- Developer: Sting
- Publisher: Sting
- Platforms: Windows; Nintendo Switch; Nintendo Switch 2;
- Release: 26 January 2026
- Genres: Digital tabletop, role-playing
- Modes: Single-player, multiplayer

= Viractal: Will You Trust Your Party? =

 is a board game-style role-playing video game developed and published by Sting. It was first released in early access on Windows in September 2025, and a full version was released on 26 January 2026.

It is planned to be ported to Nintendo Switch and Nintendo Switch 2 on 30 September 2026.

==Gameplay==
Viractal is a role-playing video game where players control heroes journeying through the miniature world of Viractalia. It features hex grid maps with enemies and events, which are procedurally generated in every playthrough. The maps are explored like a board game; players roll dice to determine their movement, with unneeded movement points able to be saved up for future use in events and combat. The game supports online multiplayer.
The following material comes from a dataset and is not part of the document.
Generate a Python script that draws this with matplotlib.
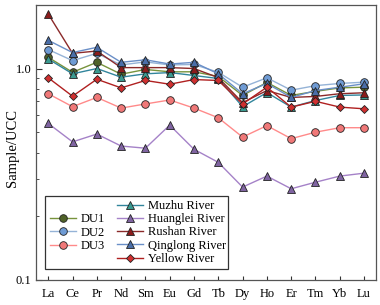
import numpy as np
import matplotlib
matplotlib.use("Agg")
import matplotlib.pyplot as plt
from matplotlib.patches import Rectangle

plt.rcParams['font.family'] = ['Liberation Serif', 'DejaVu Serif']

elements = ['La', 'Ce', 'Pr', 'Nd', 'Sm', 'Eu', 'Gd', 'Tb', 'Dy', 'Ho', 'Er', 'Tm', 'Yb', 'Lu']

# sample / UCC values
du1 = [1.13, 0.96, 1.07, 0.94, 0.99, 0.965, 0.965, 0.917, 0.746, 0.86, 0.746, 0.78, 0.81, 0.816]
du2 = [1.23, 1.09, 1.18, 1.04, 1.075, 1.04, 1.045, 0.96, 0.816, 0.904, 0.79, 0.83, 0.85, 0.862]
du3 = [0.76, 0.66, 0.73, 0.65, 0.68, 0.71, 0.65, 0.585, 0.474, 0.537, 0.466, 0.50, 0.525, 0.525]
muzhu = [1.11, 0.944, 1.0, 0.91, 0.944, 0.957, 0.927, 0.897, 0.66, 0.77, 0.657, 0.706, 0.746, 0.75]
huanglei = [0.55, 0.45, 0.49, 0.43, 0.42, 0.54, 0.415, 0.36, 0.275, 0.31, 0.27, 0.29, 0.31, 0.32]
rushan = [1.81, 1.18, 1.21, 1.01, 1.01, 1.01, 1.00, 0.906, 0.69, 0.787, 0.73, 0.738, 0.76, 0.768]
qinglong = [1.36, 1.19, 1.26, 1.07, 1.10, 1.05, 1.07, 0.944, 0.76, 0.85, 0.73, 0.787, 0.816, 0.847]
yellow = [0.904, 0.74, 0.89, 0.81, 0.878, 0.843, 0.887, 0.878, 0.68, 0.816, 0.657, 0.70, 0.657, 0.645]

x = np.arange(len(elements))

fig = plt.figure(figsize=(3.8, 3.05), dpi=100)
ax = fig.add_axes([0.095, 0.082, 0.895, 0.902])

# (data, label, line colour, face colour, marker, size)
series = [
    (du1, 'DU1', '#77933c', '#4f6228', 'o', 5.5),
    (du2, 'DU2', '#95b3d7', '#6f9bd4', 'o', 5.5),
    (du3, 'DU3', '#ff8a8a', '#f07878', 'o', 5.5),
    (muzhu, 'Muzhu River', '#31859c', '#3a9a90', '^', 6),
    (huanglei, 'Huanglei River', '#a582c8', '#8064a2', '^', 6),
    (rushan, 'Rushan River', '#8b2a2a', '#8b1c1c', '^', 6),
    (qinglong, 'Qinglong River', '#6a8fc8', '#4a6ea8', '^', 6),
    (yellow, 'Yellow River', '#b02020', '#d03030', 'D', 4.5),
]

handles = {}
for vals, lab, lc, fc, m, ms in series:
    h, = ax.plot(x, vals, color=lc, lw=1.0, marker=m, ms=ms,
                 markerfacecolor=fc, markeredgecolor='#222222', markeredgewidth=0.6,
                 label=lab)
    handles[lab] = h

ax.set_yscale('log')
ax.set_ylim(0.1, 2.0)
ax.set_xlim(-0.5, 13.5)
ax.set_xticks(x)
ax.set_xticklabels(elements, fontsize=9)
ax.set_yticks([0.1, 1.0])
ax.set_yticklabels(['0.1', '1.0'], fontsize=9)
ax.tick_params(axis='both', which='both', direction='in', color='#333333')
ax.tick_params(axis='x', length=3, pad=6)
ax.tick_params(axis='y', which='major', length=4)
ax.tick_params(axis='y', which='minor', length=2.5)
ax.set_ylabel('Sample/UCC', fontsize=10.5)
ax.yaxis.set_label_coords(-0.05, 0.48)
for s in ax.spines.values():
    s.set_color('#555555')
    s.set_linewidth(0.9)

# legend frame covering both columns
ax.add_patch(Rectangle((0.026, 0.04), 0.539, 0.265, transform=ax.transAxes,
                       facecolor='white', edgecolor='#333333', lw=0.9, zorder=5))

leg1 = ax.legend([handles[k] for k in ['DU1', 'DU2', 'DU3']], ['DU1', 'DU2', 'DU3'],
                 loc='center left', bbox_to_anchor=(0.041, 0.172), frameon=False,
                 fontsize=9, handlelength=2.1, labelspacing=0.1, handletextpad=0.36,
                 borderpad=0, borderaxespad=0)
leg1.set_zorder(6)
ax.add_artist(leg1)
names2 = ['Muzhu River', 'Huanglei River', 'Rushan River', 'Qinglong River', 'Yellow River']
leg2 = ax.legend([handles[k] for k in names2], names2,
                 loc='center left', bbox_to_anchor=(0.238, 0.173), frameon=False,
                 fontsize=9, handlelength=2.1, labelspacing=0.1, handletextpad=0.36,
                 borderpad=0, borderaxespad=0)
leg2.set_zorder(6)

fig.savefig('out.png', dpi=100)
Playable characters include crossover characters from Baroque and Yggdra Union.

The combat is composed of deck-building game elements, with players collecting cards and creating unique deck and combinations to survive battles. During events, players can make decisions that may lead to gaining powerful abilities or changing the course of the adventure.

==Development and release==
Viractal was developed by Sting, the developer of the Dokapon series. The game was announced in April 2025. A demo was first released on 12 May. The game was released as an early access title via Steam on 19 September 2025, subtitled World of Viractalia. During this time, Sting released updates on monthly basis, adding new stages, new playable characters, unlockable items, and other expanded content.

The game was fully released on 26 January 2026, adding a new stage called "Memories of the Journey", which combines all previously introduced stages into a single adventure. Ports to Nintendo Switch and Nintendo Switch 2 will be released on 30 September 2026.